● What to do
Gather all lines in the entries that include the word "this".

++++ Dataset records

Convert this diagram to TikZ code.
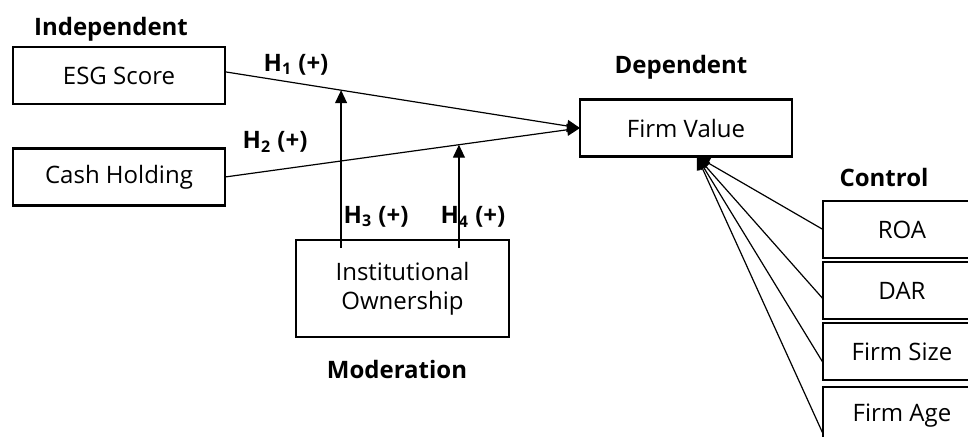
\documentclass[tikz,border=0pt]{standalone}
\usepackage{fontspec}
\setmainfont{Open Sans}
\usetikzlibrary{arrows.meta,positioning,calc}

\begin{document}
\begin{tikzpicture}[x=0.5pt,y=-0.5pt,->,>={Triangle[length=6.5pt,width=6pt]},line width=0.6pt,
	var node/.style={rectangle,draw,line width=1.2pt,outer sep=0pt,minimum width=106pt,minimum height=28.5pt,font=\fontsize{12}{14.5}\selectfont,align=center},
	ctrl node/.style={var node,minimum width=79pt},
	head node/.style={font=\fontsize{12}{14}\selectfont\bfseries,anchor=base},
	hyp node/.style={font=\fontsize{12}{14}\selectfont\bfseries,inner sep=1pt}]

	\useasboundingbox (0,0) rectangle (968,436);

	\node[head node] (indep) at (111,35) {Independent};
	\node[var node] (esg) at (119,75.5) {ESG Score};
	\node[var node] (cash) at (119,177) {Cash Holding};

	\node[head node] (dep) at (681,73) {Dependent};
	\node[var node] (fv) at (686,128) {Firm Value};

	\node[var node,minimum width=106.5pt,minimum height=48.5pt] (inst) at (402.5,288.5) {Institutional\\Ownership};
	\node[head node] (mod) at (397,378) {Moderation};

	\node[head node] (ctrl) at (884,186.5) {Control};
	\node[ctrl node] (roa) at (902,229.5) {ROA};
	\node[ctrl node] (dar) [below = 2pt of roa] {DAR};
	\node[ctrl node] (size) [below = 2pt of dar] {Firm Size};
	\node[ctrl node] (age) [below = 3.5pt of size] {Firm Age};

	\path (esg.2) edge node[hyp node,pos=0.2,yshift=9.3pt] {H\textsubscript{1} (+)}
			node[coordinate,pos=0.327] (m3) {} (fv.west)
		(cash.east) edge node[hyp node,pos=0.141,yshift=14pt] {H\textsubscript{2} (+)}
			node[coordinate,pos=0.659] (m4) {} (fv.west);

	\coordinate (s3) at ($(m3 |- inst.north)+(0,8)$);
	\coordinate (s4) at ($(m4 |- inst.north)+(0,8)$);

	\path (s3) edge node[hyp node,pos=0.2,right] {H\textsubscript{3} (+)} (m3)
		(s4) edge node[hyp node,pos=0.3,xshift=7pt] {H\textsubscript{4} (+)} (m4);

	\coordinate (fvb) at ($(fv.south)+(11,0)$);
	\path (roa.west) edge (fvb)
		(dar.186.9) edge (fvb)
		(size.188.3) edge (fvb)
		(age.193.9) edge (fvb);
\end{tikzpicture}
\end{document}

++++++++
++++ Dataset records

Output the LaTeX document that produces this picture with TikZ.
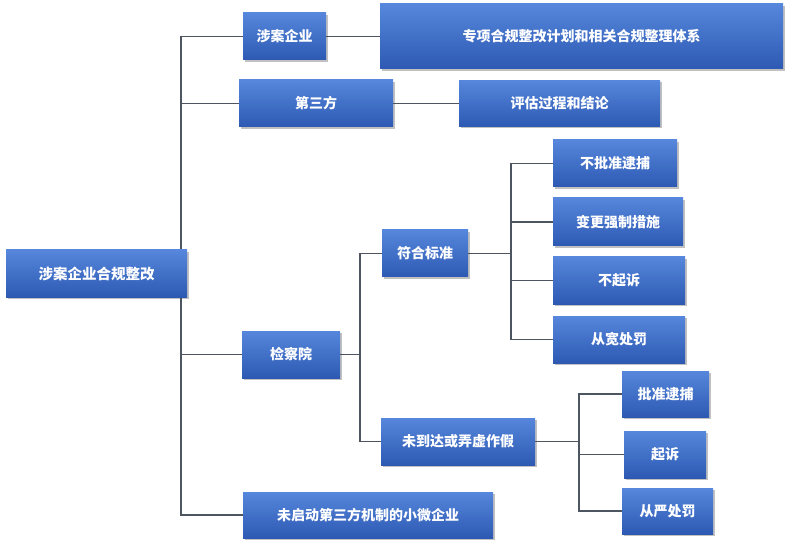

++++++++
++++ Dataset records

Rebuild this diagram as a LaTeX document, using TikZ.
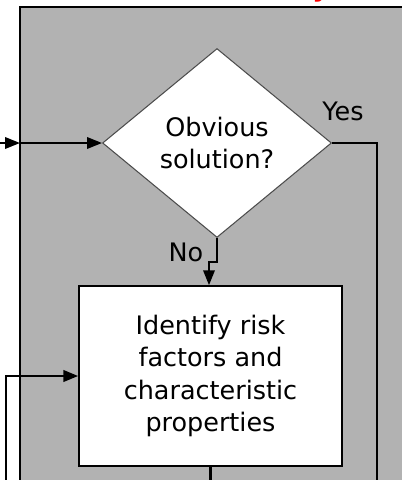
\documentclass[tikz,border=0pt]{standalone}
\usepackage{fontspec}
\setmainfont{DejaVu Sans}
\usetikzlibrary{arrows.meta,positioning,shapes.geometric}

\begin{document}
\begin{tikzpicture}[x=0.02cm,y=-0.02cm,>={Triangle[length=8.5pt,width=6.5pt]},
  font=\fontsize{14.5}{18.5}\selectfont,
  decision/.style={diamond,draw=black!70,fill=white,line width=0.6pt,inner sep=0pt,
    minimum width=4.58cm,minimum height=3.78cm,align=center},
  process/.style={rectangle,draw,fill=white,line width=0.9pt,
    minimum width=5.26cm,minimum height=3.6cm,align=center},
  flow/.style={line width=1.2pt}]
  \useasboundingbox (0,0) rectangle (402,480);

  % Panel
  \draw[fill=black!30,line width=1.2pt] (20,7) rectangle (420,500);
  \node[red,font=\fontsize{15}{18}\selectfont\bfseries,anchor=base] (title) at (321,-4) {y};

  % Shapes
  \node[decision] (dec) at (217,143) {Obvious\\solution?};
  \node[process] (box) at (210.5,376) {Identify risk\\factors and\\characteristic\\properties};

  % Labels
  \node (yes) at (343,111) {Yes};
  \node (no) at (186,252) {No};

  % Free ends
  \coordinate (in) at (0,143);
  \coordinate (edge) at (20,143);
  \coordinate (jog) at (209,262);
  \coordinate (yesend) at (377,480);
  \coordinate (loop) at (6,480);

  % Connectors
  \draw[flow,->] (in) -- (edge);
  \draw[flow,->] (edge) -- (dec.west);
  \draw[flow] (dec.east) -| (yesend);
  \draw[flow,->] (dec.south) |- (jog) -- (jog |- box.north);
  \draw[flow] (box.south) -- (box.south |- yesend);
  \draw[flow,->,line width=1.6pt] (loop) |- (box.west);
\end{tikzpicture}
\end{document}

++++++++

● Full output
Convert this diagram to TikZ code.
Output the LaTeX document that produces this picture with TikZ.
Rebuild this diagram as a LaTeX document, using TikZ.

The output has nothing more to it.